Consigo perceber todos os argumentos… (…) Mas isto não é obrigar a vítima a entrar num processo. (…) Com o crime de violência doméstica (VD), houve exatamente a mesma discussão, de um lado, os psicólogos que eram contra o crime de VD passar a crime público, e do outro, juristas a favor do crime passar a público. Quando o crime de VD passou a crime publico, as denúncias aumentaram, começou a haver muito mais consciencialização, há uma maior proteção das vítimas, desde o estatuto de apoio à vítima – que, como disse, é bastante completo. Só falta mesmo educar os agentes que aplicam a lei, do início ao fim. Mas, de resto, as coisas melhoraram. Houve bons resultados.

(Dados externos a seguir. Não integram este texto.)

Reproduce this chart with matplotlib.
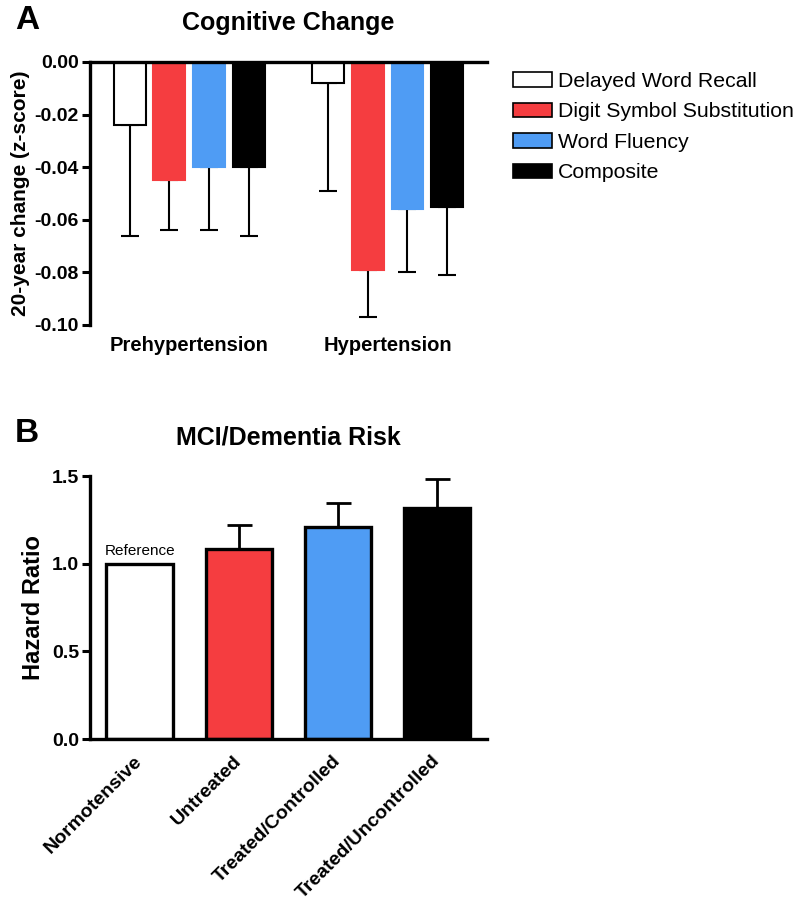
import matplotlib
matplotlib.use("Agg")
import matplotlib.pyplot as plt
from matplotlib.patches import Patch

plt.rcParams['font.family'] = ['Liberation Sans', 'DejaVu Sans']
plt.rcParams['axes.unicode_minus'] = False

# panel A data
groups_a = ['Prehypertension', 'Hypertension']
measures = ['Delayed Word Recall', 'Digit Symbol Substitution', 'Word Fluency', 'Composite']
pre_vals = [-0.024, -0.045, -0.040, -0.040]
pre_err = [0.042, 0.019, 0.024, 0.026]
hyp_vals = [-0.008, -0.079, -0.056, -0.055]
hyp_err = [0.041, 0.018, 0.024, 0.026]

# panel B data
groups_b = ['Normotensive', 'Untreated', 'Treated/Controlled', 'Treated/Uncontrolled']
hr_vals = [1.0, 1.085, 1.207, 1.316]
hr_err = [0.0, 0.135, 0.14, 0.165]

colors = ['white', '#f53d40', '#4f9cf4', 'black']

fig = plt.figure(figsize=(8, 9.05), dpi=100)

# ---- panel A
ax = fig.add_axes([0.1125, 0.6409, 0.496, 0.2906])
for i in range(4):
    xs = [1 + i, 6 + i]
    vals = [pre_vals[i], hyp_vals[i]]
    errs = [pre_err[i], hyp_err[i]]
    ec = 'black' if colors[i] == 'white' else colors[i]
    ax.bar(xs, vals, width=0.8, color=colors[i], edgecolor=ec, linewidth=1.5, zorder=2)
    ax.errorbar(xs, vals, yerr=[errs, [0, 0]], fmt='none', ecolor='black',
                elinewidth=1.5, capsize=6.5, capthick=1.5, zorder=1)
ax.set_xlim(0, 10)
ax.set_ylim(-0.10, 0.0)
ax.set_yticks([0.0, -0.02, -0.04, -0.06, -0.08, -0.10])
ax.set_yticklabels(['0.00', '-0.02', '-0.04', '-0.06', '-0.08', '-0.10'])
ax.set_xticks([2.5, 7.5])
ax.set_xticklabels(groups_a, fontsize=14.5, fontweight='bold')
ax.tick_params(axis='x', length=0, pad=8)
ax.tick_params(axis='y', width=2.2, length=6, labelsize=14, pad=2)
for lbl in ax.get_yticklabels():
    lbl.set_fontweight('bold')
ax.spines['right'].set_visible(False)
ax.spines['bottom'].set_visible(False)
ax.spines['left'].set_linewidth(2.4)
ax.spines['top'].set_linewidth(2.4)
ax.set_ylabel('20-year change (z-score)', fontsize=15, fontweight='bold', labelpad=3)
ax.set_title('Cognitive Change', fontsize=18, fontweight='bold', pad=23)

handles = [Patch(facecolor=c, edgecolor='black', linewidth=1.2) for c in colors]
fig.legend(handles, measures, loc='upper left', bbox_to_anchor=(0.631, 0.930),
           frameon=False, fontsize=15.3, handlelength=1.8, handleheight=0.66,
           handletextpad=0.28, labelspacing=0.54, borderaxespad=0)

fig.text(0.019, 0.977, 'A', fontsize=24, fontweight='bold', va='center')

# ---- panel B
bx = fig.add_axes([0.1125, 0.1834, 0.496, 0.2906])
pos = [0.5, 1.5, 2.5, 3.5]
bx.bar(pos, hr_vals, width=0.67, color=colors, edgecolor='black', linewidth=2.4, zorder=2)
bx.errorbar(pos[1:], hr_vals[1:], yerr=[[0, 0, 0], hr_err[1:]], fmt='none', ecolor='black',
            elinewidth=2, capsize=9, capthick=2, zorder=1)
bx.text(pos[0], hr_vals[0] + 0.03, 'Reference', ha='center', va='bottom', fontsize=11)
bx.set_xlim(0, 4)
bx.set_ylim(0, 1.5)
bx.set_yticks([0.0, 0.5, 1.0, 1.5])
bx.set_yticklabels(['0.0', '0.5', '1.0', '1.5'])
bx.set_xticks(pos)
bx.set_xticklabels(groups_b, rotation=45, ha='right', va='center', rotation_mode='anchor',
                   fontsize=14, fontweight='bold')
bx.tick_params(axis='x', length=0, pad=14)
bx.tick_params(axis='y', width=2.2, length=6, labelsize=14, pad=2)
for lbl in bx.get_yticklabels():
    lbl.set_fontweight('bold')
bx.spines['right'].set_visible(False)
bx.spines['top'].set_visible(False)
bx.spines['left'].set_linewidth(2.4)
bx.spines['bottom'].set_linewidth(2.4)
bx.set_ylabel('Hazard Ratio', fontsize=17, fontweight='bold', labelpad=5)
bx.set_title('MCI/Dementia Risk', fontsize=18, fontweight='bold', pad=23)

fig.text(0.019, 0.5215, 'B', fontsize=24, fontweight='bold', va='center')

fig.savefig('out.png', dpi=100)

Logo esta discussão não é uma questão. Isto já é um crime que é público. Eu não estou a dizer de cariz, estou a dizer que é um crime que é cometido publicamente. A queixa só inicia depois de uma partilha das tuas fotos. Já é uma coisa que é pública. Já, pelo menos, no mínimo, tu, o agressor e outra pessoa já sabem, e já viram. Por isso, num crime de agressão física, só as duas pessoas é que sabem. E tu és a única testemunha. Aqui não. Há várias pessoas que veem as fotos e que podem ser testemunhas.

E o que tens a dizer às pessoas que visualizaram essas imagens (violação em Loures), e/ou até as partilharam e disseminaram no grupo de amigos? Pensas que a sociedade portuguesa é consciente de que tomar essa ação também constitui um crime no quadro penal português?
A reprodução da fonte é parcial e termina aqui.